Both the administration and business leaders are pressing for swift passage, which could come as soon as next week, on the eve of the state visit here of South Korean President Lee Myung-bak.
The FTAs’ advance marks a major victory for big U.S. businesses with multinational interests. A recent study by the U.S. Chamber of Commerce, perhaps the biggest booster of the FTAs, warned that the U.S. would lose nearly 400,000 jobs and 40 billion dollars in export sales if the agreements were not passed.
It warned that other nations were racing to conclude their own trade deals with the three countries and cited a U.S. government report that noted that the deal with South Korea, called KORUS, alone would boost U.S. gross domestic product by 12 billion dollars and generate nearly 11 billion dollars in U.S. merchandise exports.
“America is finally getting back in the game,” said U.S. Chamber of Commerce President Thomas J. Donohue, who will host Lee at a luncheon next week. “As I promised nearly a year ago, the chamber will pull out all of the stops to get the votes in Congress, where the agreements already enjoy bipartisan support.”
But sceptics say that the enthusiasm and rosy estimates of both the administration and the chamber are misleading and that, like the widely unpopular NAFTA, the chief beneficiaries of these new agreements are more likely to be multinational corporations than workers.
“As with any such agreement, there will be winners and losers,” according to John Feffer, a Korea specialist at the Institute of Policy Studies. “The problem is that most of the winners are the wealthier players, namely major U.S. and South Korean manufacturers and financial institutions.
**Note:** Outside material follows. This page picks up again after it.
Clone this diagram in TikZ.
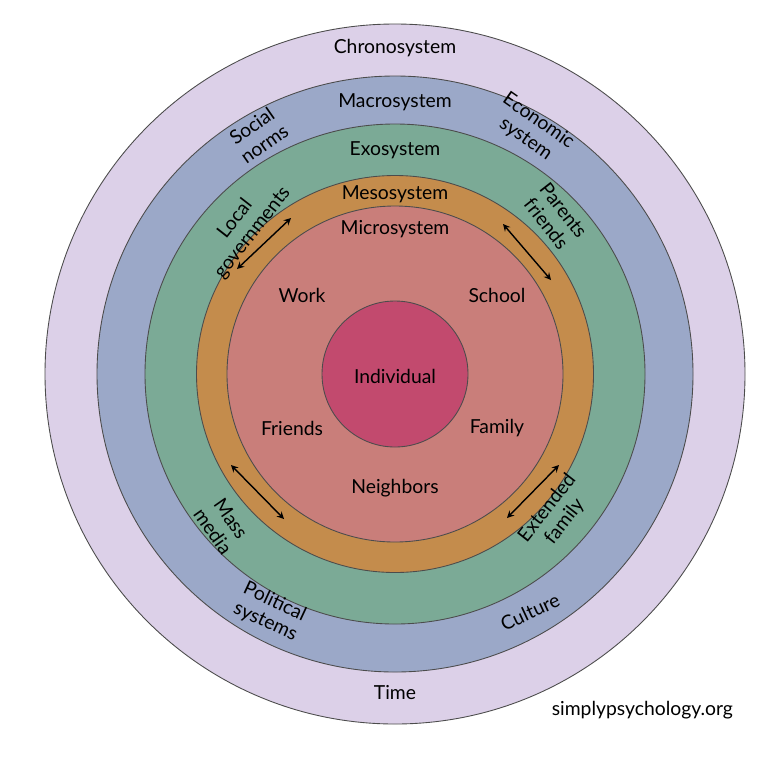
\documentclass[tikz,border=0pt]{standalone}
\usepackage{fontspec}
\setmainfont{Lato}
\begin{document}
\begin{tikzpicture}[x=0.02cm,y=-0.02cm,
  ring/.style={draw=black!70,line width=0.5pt},
  lab/.style={font=\fontsize{11}{12.5}\selectfont,align=center,inner sep=1pt},
  dbl/.style={<->,>=stealth,line width=0.8pt}]
\useasboundingbox (0,0) rectangle (780,758);
\fill[white] (0,0) rectangle (780,758);
\node[ring,circle,fill={rgb,255:red,220;green,208;blue,232},minimum size=700*0.02cm,inner sep=0] (chrono) at (395,374) {};
\node[ring,circle,fill={rgb,255:red,155;green,168;blue,200},minimum size=596*0.02cm,inner sep=0] (macro) at (395,374) {};
\node[ring,circle,fill={rgb,255:red,123;green,170;blue,150},minimum size=500*0.02cm,inner sep=0] (exo) at (395,374) {};
\node[ring,circle,fill={rgb,255:red,196;green,140;blue,76},minimum size=397*0.02cm,inner sep=0] (meso) at (395,374) {};
\node[ring,circle,fill={rgb,255:red,201;green,126;blue,122},minimum size=336*0.02cm,inner sep=0] (micro) at (395,374) {};
\node[ring,circle,fill={rgb,255:red,194;green,74;blue,110},minimum size=146*0.02cm,inner sep=0] (ind) at (395,374) {};
\node[lab] (tind) at (395,376) {Individual};
\node[lab] (tchrono) at (395,48) {Chronosystem};
\node[lab] (tmacro) at (395,102) {Macrosystem};
\node[lab] (texo) at (395,150) {Exosystem};
\node[lab] (tmeso) at (395,194) {Mesosystem};
\node[lab] (tmicro) at (395,229) {Microsystem};
\node[lab] (twork) at (302,295) {Work};
\node[lab] (tschool) at (497,295) {School};
\node[lab] (tfriends) at (292,428) {Friends};
\node[lab] (tfamily) at (497,428) {Family};
\node[lab] (tneigh) at (395,488) {Neighbors};
\node[lab] (ttime) at (395,693) {Time};
\node[lab,rotate=35] (tsoc) at (258,135) {Social\\norms};
\node[lab,rotate=-35] (tecon) at (532,130) {Economic\\system};
\node[lab,rotate=52] (tloc) at (244,226) {Local\\governments};
\node[lab,rotate=-52] (tpar) at (555,217) {Parents\\friends};
\node[lab,rotate=-55] (tmass) at (222,525) {Mass\\media};
\node[lab,rotate=52] (text) at (556,515) {Extended\\family};
\node[lab,rotate=-25] (tpol) at (270,612) {Political\\systems};
\node[lab,rotate=25] (tcul) at (530,612) {Culture};
\node[lab,anchor=east] (tweb) at (735,710) {simplypsychology.org};
\coordinate (a1) at (237,269); \coordinate (a2) at (291,218);
\coordinate (b1) at (503,224); \coordinate (b2) at (551,280);
\coordinate (c1) at (231,465); \coordinate (c2) at (284,519);
\coordinate (d1) at (507,518); \coordinate (d2) at (559,465);
\draw[dbl] (a1) -- (a2);
\draw[dbl] (b1) -- (b2);
\draw[dbl] (c1) -- (c2);
\draw[dbl] (d1) -- (d2);
\end{tikzpicture}
\end{document}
The losers will be U.S. workers, Korean farmers, probably the environment in both countries.”
As to the Colombian FTA, the Washington Office on Latin America (WOLA), a human rights group, sent a letter to all lawmakers Tuesday, urging a no vote on the accord and noting that 23 trade unionists have been killed this year, many of them since the adoption of the Action Plan in April.
It also noted that “human rights violations against Afro-descendants are rampant in Buenaventura, the largest port on Colombia’s Pacific Coast.”
WOLA’s critique was echoed on the House floor by Massachusetts Rep. James McGovern of Massachusetts, who travelled to Colombia at the end of August.
“(N)othing I saw in Colombia indicated things have changed for the better on the ground for Colombia’s workers,” he said, calling for Congress to put that FTA aside pending “concrete improvements in labour rights and security for Colombia’s workers”.